Queens, NY –Senator Tony Avella and Assembly Member Ellen Jafffee’s legislation (S5929A) establishing a childcare availability task force was signed into law by Governor Cuomo this week. The task force will examine the need for childcare, barriers to accessing childcare and the impacts on economic development and the workforce. This information will help guide decisions to better meet the needs of working families across the State. Prior to its June passage in both houses, the legislation received memos in support from more than 15 organizations across the state.
Access to quality childcare is critical for healthy child development, as well as for working families to maintain employment and self-sufficiency. Yet many families struggle to obtain safe and reliable childcare for reasons that may include the high cost, the lack of subsidies and the lack of an available child care slot for the hours needed. The inability to access childcare can result in parents relying on unsafe childcare arrangements or dropping out of the workforce, which also has a negative impact on the local economy.
“In order to better improve childcare policies, it is necessary to understand more about the issues related to childcare access. As Chair of the Senate’s Children and Families Committee, I am committed to ensuring that every child, whether at the beginning of their education or at the end of their college tenure, has access to the highest quality education this state has to offer. Our state should be committed to providing every child the opportunity to succeed through education as well as providing families an opportunity to grow and flourish in our communities. By creating this task force it will allow our state to do just that,” said Senator Avella.
Assemblywoman Jaffee said, “Ensuring all parents have access to quality, affordable childcare is a top priority. On behalf of working families across the state I thank Governor Cuomo for signing this important bill into law. We have been working closely with the Governor’s Office to ensure the Taskforce runs efficiently and effectively, incorporating suggestions and getting the appropriate agencies involved, while ensuring that we maintain the integrity of the Taskforce. I look forward to continuing this collaboration and to working with my colleagues to secure much-needed funding in the budget.”

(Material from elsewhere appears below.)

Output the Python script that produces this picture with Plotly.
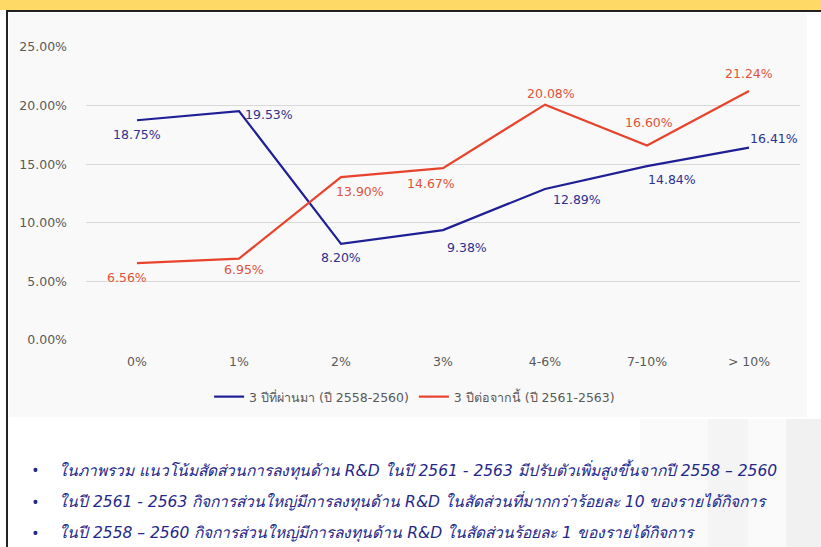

Additionally, studies have suggested that children who do not participate in quality early learning programs may do worse academically and have lower future earning potential.
The taskforce members would be appointed by the Governor and would include individuals recommended by the Speaker of the Assembly and the Temporary President of the Senate, as well as representatives of childcare resource and referral agencies, childcare providers and the business community.
The taskforce would examine issues including access to subsidized childcare, the cost of childcare, availability of non-traditional hours, impact of childcare access on the workforce, the impact on economic development and childcare quality. The taskforce would report its findings and recommendations to the Speaker of the Assembly and Temporary President of the Senate.